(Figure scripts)
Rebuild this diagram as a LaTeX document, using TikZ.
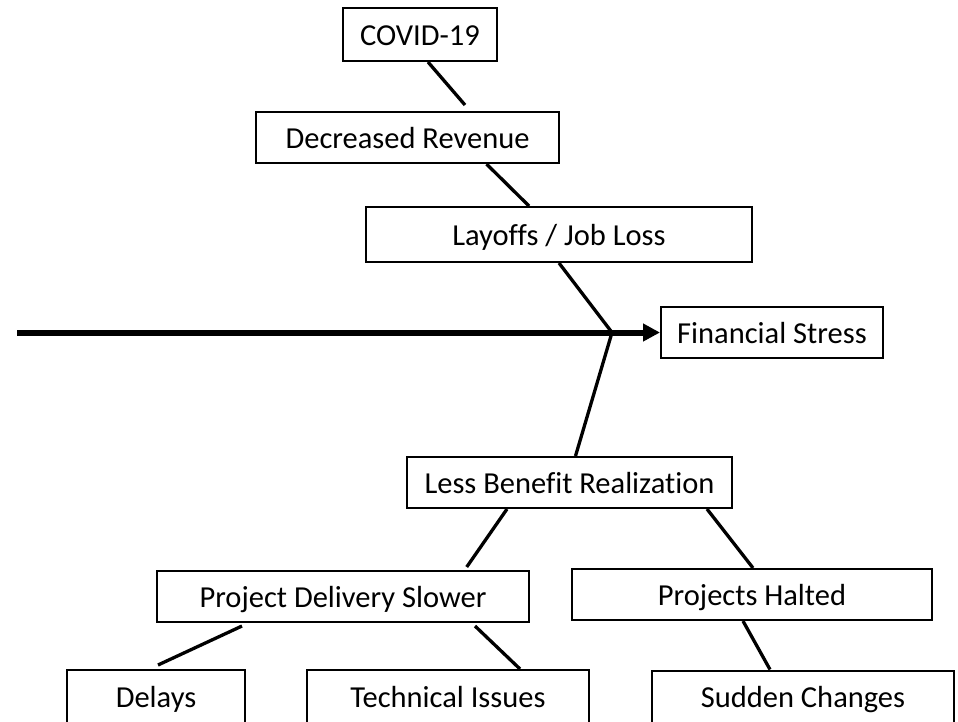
\documentclass[tikz,border=0pt]{standalone}
\usepackage{fontspec}
\setmainfont{Carlito}[Ligatures=NoCommon]
\usetikzlibrary{arrows.meta,positioning,calc}
\tikzset{>=latex}
\tikzset{
  cause/.style={draw, line width=2pt, inner sep=0pt, minimum height=51pt,
    text height=25pt, text depth=4pt,
    font=\fontsize{30.5pt}{36pt}\selectfont},
  bone/.style={line width=3.3pt},
  spine/.style={line width=6pt, -{Triangle[length=17pt,width=17pt]}},
}

\begin{document}
\begin{tikzpicture}[x=1pt,y=-1pt]
    \useasboundingbox (0,0) rectangle (958,721);
    \node [cause, minimum width=154pt, minimum height=53pt] (covid) at (420,34.5) {COVID-19};
    \node [cause, minimum width=303pt] (drev) at (407.5,137.5) {Decreased Revenue};
    \node [cause, minimum width=386pt, minimum height=55pt] (layoff) at (559,234.5) {Layoffs / Job Loss};
    \node [cause, minimum width=222pt] (fs) at (772,332.5) {Financial Stress};
    \node [cause, minimum width=325pt] (lbr) at (569.5,482.5) {Less Benefit Realization};
    \node [cause, minimum width=372pt] (pds) at (343,596.5) {Project Delivery Slower};
    \node [cause, minimum width=360pt] (halt) at (752,594.5) {Projects Halted};
    \node [cause, minimum width=178pt, minimum height=53pt] (delay) at (156,696.5) {Delays};
    \node [cause, minimum width=282pt, minimum height=53pt] (tech) at (448,696.5) {Technical Issues};
    \node [cause, minimum width=302pt, minimum height=53pt] (sudden) at (803,697) {Sudden Changes};
    \coordinate (tail) at (17,332.5);
    \coordinate (jn) at (612,332.5);
    \draw [spine] (tail) -- (fs.west);
    \draw [bone] ([xshift=8pt]covid.south) -- ([xshift=57.5pt,yshift=6pt]drev.north);
    \draw [bone] ([xshift=79pt]drev.south) -- ([xshift=-30pt]layoff.north);
    \draw [bone] (layoff.south) -- (jn);
    \draw [bone] ([xshift=6pt]lbr.north) -- (jn);
    \draw [bone] ([xshift=-62.5pt]lbr.south) -- ([xshift=123.7pt,yshift=3pt]pds.north);
    \draw [bone] ([xshift=137.5pt]lbr.south) -- ([xshift=1pt]halt.north);
    \draw [bone] ([xshift=-101pt,yshift=-3pt]pds.south) -- ([xshift=2pt,yshift=4pt]delay.north);
    \draw [bone] ([xshift=132pt,yshift=-3pt]pds.south) -- ([xshift=72pt]tech.north);
    \draw [bone] ([xshift=-9pt]halt.south) -- ([xshift=-33pt]sudden.north);
\end{tikzpicture}
\end{document}
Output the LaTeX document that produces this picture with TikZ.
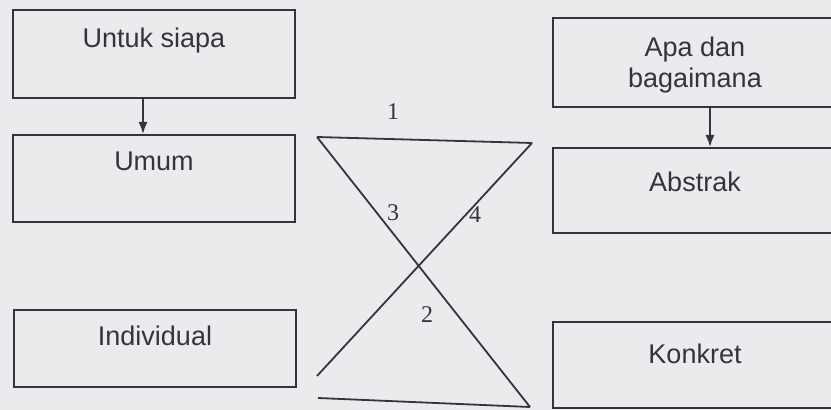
\documentclass[tikz,border=0pt]{standalone}
\usepackage{fontspec}
\setmainfont{Liberation Sans}
\newfontfamily\numfont{Liberation Serif}
\usetikzlibrary{positioning,arrows.meta}
\definecolor{paper}{RGB}{233,235,237}
\definecolor{ink}{RGB}{52,52,58}
\begin{document}
\begin{tikzpicture}[x=0.5pt,y=-0.5pt,
		box/.style={draw=ink,line width=1pt,minimum width=141pt,minimum height=#1,inner sep=0pt},
		box/.default=44pt,
		lbl/.style={font=\fontsize{13.5}{15.5}\selectfont,text=ink,align=center,inner sep=0pt},
		num/.style={font=\numfont\fontsize{12}{14}\selectfont,text=ink,inner sep=0pt},
		arr/.style={draw=ink,line width=0.8pt,-{Latex[length=6pt,width=4.5pt]}},
		cross/.style={draw=ink,line width=0.9pt}]
	\useasboundingbox (0,0) rectangle (831,410);
	\clip (0,0) rectangle (831,410);
	\fill[paper] (0,0) rectangle (831,410);
	% left column
	\node[box=44pt] (siapa) at (154,54) {};
	\node[box=43.5pt] (umum) at (154,178.5) {};
	\node[box=38.5pt] (indiv) at (155,348.5) {};
	\node[lbl,below=9.5pt of siapa.north] {Untuk siapa};
	\node[lbl,below=9pt of umum.north] {Umum};
	\node[lbl,below=8.5pt of indiv.north] {Individual};
	\draw[arr] ([xshift=-5.5pt]siapa.south) -- ([xshift=-5.5pt]umum.north);
	% right column
	\node[box=44.5pt,minimum width=142pt] (apa) at (695,62.5) {};
	\node[box=42.5pt,minimum width=142pt] (abstrak) at (695,190.5) {};
	\node[box=43pt,minimum width=142pt] (konkret) at (695,365) {};
	\node[lbl,below=10pt of apa.north] {Apa dan\\bagaimana};
	\node[lbl,below=12.5pt of abstrak.north] {Abstrak};
	\node[lbl,below=11.5pt of konkret.north] {Konkret};
	\draw[arr] ([xshift=7.5pt]apa.south) -- ([xshift=7.5pt]abstrak.north);
	% the cross
	\coordinate (tl) at (317,137);
	\coordinate (tr) at (532,143);
	\coordinate (bl) at (317,376);
	\coordinate (bb) at (318,398);
	\coordinate (br) at (530,407);
	\draw[cross] (tl) -- (tr);
	\draw[cross] (tl) -- (br);
	\draw[cross] (tr) -- (bl);
	\draw[cross] (bb) -- (br);
	\node[num] (n1) at (393,112) {1};
	\node[num] (n3) at (393,213) {3};
	\node[num] (n4) at (475,215) {4};
	\node[num] (n2) at (427,315) {2};
\end{tikzpicture}
\end{document}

**GIVEN REQUEST**
Go through the entries above and print each one exactly, minus the pictures.

**THE REPLY**
Rebuild this diagram as a LaTeX document, using TikZ.
\documentclass[tikz,border=0pt]{standalone}
\usepackage{fontspec}
\setmainfont{Carlito}[Ligatures=NoCommon]
\usetikzlibrary{arrows.meta,positioning,calc}
\tikzset{>=latex}
\tikzset{
  cause/.style={draw, line width=2pt, inner sep=0pt, minimum height=51pt,
    text height=25pt, text depth=4pt,
    font=\fontsize{30.5pt}{36pt}\selectfont},
  bone/.style={line width=3.3pt},
  spine/.style={line width=6pt, -{Triangle[length=17pt,width=17pt]}},
}

\begin{document}
\begin{tikzpicture}[x=1pt,y=-1pt]
    \useasboundingbox (0,0) rectangle (958,721);
    \node [cause, minimum width=154pt, minimum height=53pt] (covid) at (420,34.5) {COVID-19};
    \node [cause, minimum width=303pt] (drev) at (407.5,137.5) {Decreased Revenue};
    \node [cause, minimum width=386pt, minimum height=55pt] (layoff) at (559,234.5) {Layoffs / Job Loss};
    \node [cause, minimum width=222pt] (fs) at (772,332.5) {Financial Stress};
    \node [cause, minimum width=325pt] (lbr) at (569.5,482.5) {Less Benefit Realization};
    \node [cause, minimum width=372pt] (pds) at (343,596.5) {Project Delivery Slower};
    \node [cause, minimum width=360pt] (halt) at (752,594.5) {Projects Halted};
    \node [cause, minimum width=178pt, minimum height=53pt] (delay) at (156,696.5) {Delays};
    \node [cause, minimum width=282pt, minimum height=53pt] (tech) at (448,696.5) {Technical Issues};
    \node [cause, minimum width=302pt, minimum height=53pt] (sudden) at (803,697) {Sudden Changes};
    \coordinate (tail) at (17,332.5);
    \coordinate (jn) at (612,332.5);
    \draw [spine] (tail) -- (fs.west);
    \draw [bone] ([xshift=8pt]covid.south) -- ([xshift=57.5pt,yshift=6pt]drev.north);
    \draw [bone] ([xshift=79pt]drev.south) -- ([xshift=-30pt]layoff.north);
    \draw [bone] (layoff.south) -- (jn);
    \draw [bone] ([xshift=6pt]lbr.north) -- (jn);
    \draw [bone] ([xshift=-62.5pt]lbr.south) -- ([xshift=123.7pt,yshift=3pt]pds.north);
    \draw [bone] ([xshift=137.5pt]lbr.south) -- ([xshift=1pt]halt.north);
    \draw [bone] ([xshift=-101pt,yshift=-3pt]pds.south) -- ([xshift=2pt,yshift=4pt]delay.north);
    \draw [bone] ([xshift=132pt,yshift=-3pt]pds.south) -- ([xshift=72pt]tech.north);
    \draw [bone] ([xshift=-9pt]halt.south) -- ([xshift=-33pt]sudden.north);
\end{tikzpicture}
\end{document}
Output the LaTeX document that produces this picture with TikZ.
\documentclass[tikz,border=0pt]{standalone}
\usepackage{fontspec}
\setmainfont{Liberation Sans}
\newfontfamily\numfont{Liberation Serif}
\usetikzlibrary{positioning,arrows.meta}
\definecolor{paper}{RGB}{233,235,237}
\definecolor{ink}{RGB}{52,52,58}
\begin{document}
\begin{tikzpicture}[x=0.5pt,y=-0.5pt,
		box/.style={draw=ink,line width=1pt,minimum width=141pt,minimum height=#1,inner sep=0pt},
		box/.default=44pt,
		lbl/.style={font=\fontsize{13.5}{15.5}\selectfont,text=ink,align=center,inner sep=0pt},
		num/.style={font=\numfont\fontsize{12}{14}\selectfont,text=ink,inner sep=0pt},
		arr/.style={draw=ink,line width=0.8pt,-{Latex[length=6pt,width=4.5pt]}},
		cross/.style={draw=ink,line width=0.9pt}]
	\useasboundingbox (0,0) rectangle (831,410);
	\clip (0,0) rectangle (831,410);
	\fill[paper] (0,0) rectangle (831,410);
	% left column
	\node[box=44pt] (siapa) at (154,54) {};
	\node[box=43.5pt] (umum) at (154,178.5) {};
	\node[box=38.5pt] (indiv) at (155,348.5) {};
	\node[lbl,below=9.5pt of siapa.north] {Untuk siapa};
	\node[lbl,below=9pt of umum.north] {Umum};
	\node[lbl,below=8.5pt of indiv.north] {Individual};
	\draw[arr] ([xshift=-5.5pt]siapa.south) -- ([xshift=-5.5pt]umum.north);
	% right column
	\node[box=44.5pt,minimum width=142pt] (apa) at (695,62.5) {};
	\node[box=42.5pt,minimum width=142pt] (abstrak) at (695,190.5) {};
	\node[box=43pt,minimum width=142pt] (konkret) at (695,365) {};
	\node[lbl,below=10pt of apa.north] {Apa dan\\bagaimana};
	\node[lbl,below=12.5pt of abstrak.north] {Abstrak};
	\node[lbl,below=11.5pt of konkret.north] {Konkret};
	\draw[arr] ([xshift=7.5pt]apa.south) -- ([xshift=7.5pt]abstrak.north);
	% the cross
	\coordinate (tl) at (317,137);
	\coordinate (tr) at (532,143);
	\coordinate (bl) at (317,376);
	\coordinate (bb) at (318,398);
	\coordinate (br) at (530,407);
	\draw[cross] (tl) -- (tr);
	\draw[cross] (tl) -- (br);
	\draw[cross] (tr) -- (bl);
	\draw[cross] (bb) -- (br);
	\node[num] (n1) at (393,112) {1};
	\node[num] (n3) at (393,213) {3};
	\node[num] (n4) at (475,215) {4};
	\node[num] (n2) at (427,315) {2};
\end{tikzpicture}
\end{document}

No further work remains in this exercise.